Exercise description - Your task is to reproduce, verbatim and without pictures, the lines from the opening of the listing through the line containing "87.8, 87.4, 86.0, 85.8]".

Material provided -
(begin)

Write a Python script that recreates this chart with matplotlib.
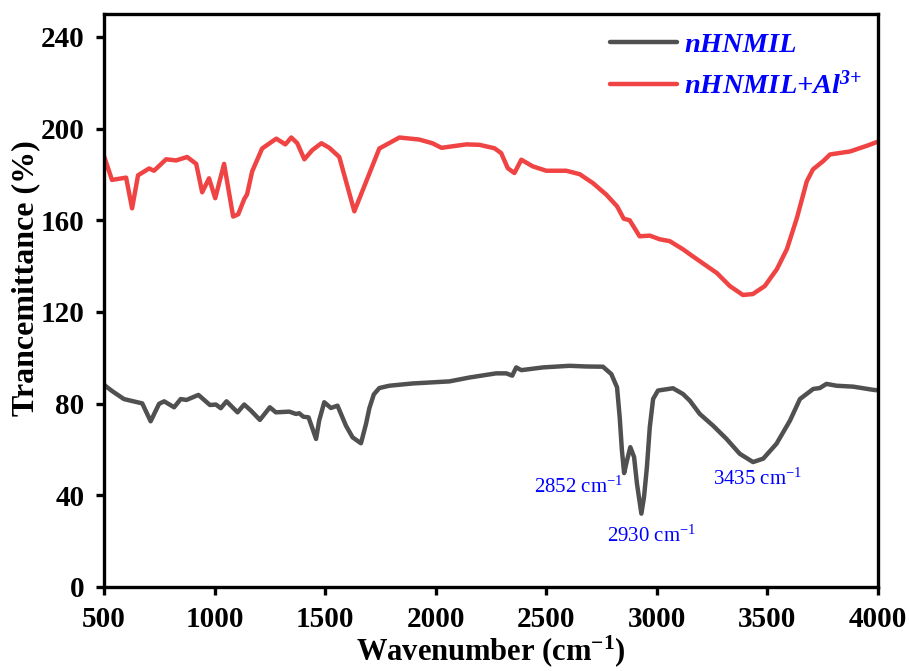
import matplotlib
matplotlib.use("Agg")
import matplotlib.pyplot as plt

# -----------------------------
# FTIR spectra
# -----------------------------
black_w = [500, 505, 538, 590, 620, 673, 711, 749, 772, 817, 847, 873, 927, 979,
           1006, 1028, 1054, 1104, 1134, 1164, 1205, 1250, 1277, 1338, 1368, 1383,
           1401, 1425, 1459, 1473, 1496, 1526, 1556, 1594, 1624, 1662, 1685, 1700,
           1720, 1745, 1790, 1896, 2062, 2153, 2273, 2319, 2346, 2364, 2387, 2485,
           2605, 2681, 2756, 2794, 2820, 2832, 2842, 2852, 2865, 2880, 2897, 2910,
           2930, 2942, 2955, 2968, 2983, 3005, 3073, 3118, 3149, 3194, 3254, 3315,
           3375, 3435, 3481, 3541, 3602, 3647, 3677, 3707, 3737, 3767, 3813, 3888,
           3979, 4000]
black_T = [88.5, 87.8, 85.4, 82.0, 81.3, 80.1, 72.3, 79.9, 81.0, 78.4, 82.0, 81.6,
           83.8, 79.4, 79.6, 78.0, 81.0, 76.2, 79.6, 77.0, 72.9, 78.4, 76.2, 76.5,
           75.5, 75.8, 74.3, 74.0, 64.6, 72.6, 80.6, 78.1, 79.1, 70.4, 65.3, 62.7,
           71.2, 78.0, 84.0, 86.8, 87.8, 88.8, 89.7, 91.4, 93.2, 93.2, 92.2, 95.8,
           94.6, 95.8, 96.5, 96.2, 96.1, 92.9, 87.1, 74.0, 59.6, 49.7, 55.2, 61.0,
           56.7, 45.1, 32.0, 39.3, 52.3, 69.7, 82.0, 85.7, 86.7, 84.2, 81.3, 75.5,
           70.4, 64.6, 58.1, 54.5, 56.0, 62.5, 72.6, 82.0, 84.2, 86.4, 86.8, 88.6,
           87.8, 87.4, 86.0, 85.8]

red_w = [500, 505, 536, 600, 627, 654, 704, 726, 781, 826, 876, 917, 944, 975,
         1003, 1043, 1084, 1107, 1134, 1147, 1170, 1215, 1279, 1320, 1347, 1374,
         1406, 1442, 1483, 1519, 1564, 1632, 1686, 1745, 1836, 1926, 1985, 2026,
         2139, 2198, 2266, 2296, 2326, 2356, 2387, 2439, 2500, 2590, 2651, 2711,
         2771, 2820, 2850, 2877, 2922, 2968, 3013, 3058, 3117, 3162, 3226, 3271,
         3330, 3389, 3434, 3488, 3543, 3588, 3633, 3678, 3706, 3751, 3783, 3873,
         3950, 4000]
red_T = [188.0, 186.6, 177.6, 178.6, 165.2, 179.6, 182.6, 181.6, 186.6, 186.1,
         187.6, 184.6, 172.2, 178.3, 169.6, 184.6, 161.6, 162.6, 169.2, 171.3,
         181.3, 191.3, 195.6, 193.1, 196.1, 193.6, 186.6, 190.6, 193.6, 191.6,
         187.6, 163.9, 177.0, 191.3, 196.1, 195.2, 193.6, 191.6, 193.1, 192.9,
         191.4, 189.3, 182.7, 180.6, 186.4, 183.5, 181.6, 181.6, 180.1, 176.2,
         171.2, 166.1, 160.7, 160.0, 153.0, 153.3, 151.7, 150.9, 147.4, 144.3,
         140.0, 137.0, 131.3, 127.4, 127.8, 131.3, 138.7, 147.4, 160.9, 177.0,
         182.2, 185.7, 188.7, 190.0, 192.5, 194.3]

series_labels = ["nHNMIL", "nHNMIL+Al$^{3{+}}$"]

# peak labels: (text, x, y)
peak_labels = [("2852 cm$^{-1}$", 2645, 43.5),
               ("2930 cm$^{-1}$", 2975, 22.0),
               ("3435 cm$^{-1}$", 3455, 47.0)]

x_ticks = [500, 1000, 1500, 2000, 2500, 3000, 3500, 4000]
y_ticks = [0, 40, 80, 120, 160, 200, 240]

# -----------------------------
# Style
# -----------------------------
plt.rcParams["font.family"] = ["Liberation Serif", "DejaVu Serif"]
plt.rcParams["mathtext.default"] = "regular"

fig = plt.figure(figsize=(9.09, 6.71), dpi=100)
ax = fig.add_axes([0.1144, 0.1252, 0.8515, 0.8540])

ax.plot(black_w, black_T, color="#505050", lw=3.2, solid_joinstyle="round",
        solid_capstyle="round", label=series_labels[0])
ax.plot(red_w, red_T, color="#F04444", lw=3.2, solid_joinstyle="round",
        solid_capstyle="round", label=series_labels[1])

for txt, x, y in peak_labels:
    ax.text(x, y, txt, color="blue", fontsize=15, ha="center", va="center")

ax.set_xlim(500, 4000)
ax.set_ylim(0, 250)
ax.set_xticks(x_ticks)
ax.set_yticks(y_ticks)

for sp in ax.spines.values():
    sp.set_linewidth(2.4)
ax.tick_params(axis="both", direction="out", length=6, width=2.4,
               labelsize=21, pad=8)
for lab in ax.get_xticklabels() + ax.get_yticklabels():
    lab.set_fontweight("bold")

ax.set_xlabel("Wavenumber (cm$^{-1}$)", fontsize=22, fontweight="bold", labelpad=0)
ax.set_ylabel("Trancemittance (%)", fontsize=23, fontweight="bold")
ax.yaxis.set_label_coords(-0.083, 0.539)

leg = ax.legend(loc="upper left", bbox_to_anchor=(610 / 909, 1 - 32 / 671),
                bbox_transform=fig.transFigure, frameon=False, borderpad=0,
                borderaxespad=0, handlelength=2.35, handletextpad=0.25,
                labelspacing=0.48,
                prop={"size": 20.5, "weight": "bold", "style": "italic"})
for t in leg.get_texts():
    t.set_color("blue")

fig.savefig("out.png", dpi=100)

(end)

The answer -
Write a Python script that recreates this chart with matplotlib.
import matplotlib
matplotlib.use("Agg")
import matplotlib.pyplot as plt

# -----------------------------
# FTIR spectra
# -----------------------------
black_w = [500, 505, 538, 590, 620, 673, 711, 749, 772, 817, 847, 873, 927, 979,
           1006, 1028, 1054, 1104, 1134, 1164, 1205, 1250, 1277, 1338, 1368, 1383,
           1401, 1425, 1459, 1473, 1496, 1526, 1556, 1594, 1624, 1662, 1685, 1700,
           1720, 1745, 1790, 1896, 2062, 2153, 2273, 2319, 2346, 2364, 2387, 2485,
           2605, 2681, 2756, 2794, 2820, 2832, 2842, 2852, 2865, 2880, 2897, 2910,
           2930, 2942, 2955, 2968, 2983, 3005, 3073, 3118, 3149, 3194, 3254, 3315,
           3375, 3435, 3481, 3541, 3602, 3647, 3677, 3707, 3737, 3767, 3813, 3888,
           3979, 4000]
black_T = [88.5, 87.8, 85.4, 82.0, 81.3, 80.1, 72.3, 79.9, 81.0, 78.4, 82.0, 81.6,
           83.8, 79.4, 79.6, 78.0, 81.0, 76.2, 79.6, 77.0, 72.9, 78.4, 76.2, 76.5,
           75.5, 75.8, 74.3, 74.0, 64.6, 72.6, 80.6, 78.1, 79.1, 70.4, 65.3, 62.7,
           71.2, 78.0, 84.0, 86.8, 87.8, 88.8, 89.7, 91.4, 93.2, 93.2, 92.2, 95.8,
           94.6, 95.8, 96.5, 96.2, 96.1, 92.9, 87.1, 74.0, 59.6, 49.7, 55.2, 61.0,
           56.7, 45.1, 32.0, 39.3, 52.3, 69.7, 82.0, 85.7, 86.7, 84.2, 81.3, 75.5,
           70.4, 64.6, 58.1, 54.5, 56.0, 62.5, 72.6, 82.0, 84.2, 86.4, 86.8, 88.6,
           87.8, 87.4, 86.0, 85.8]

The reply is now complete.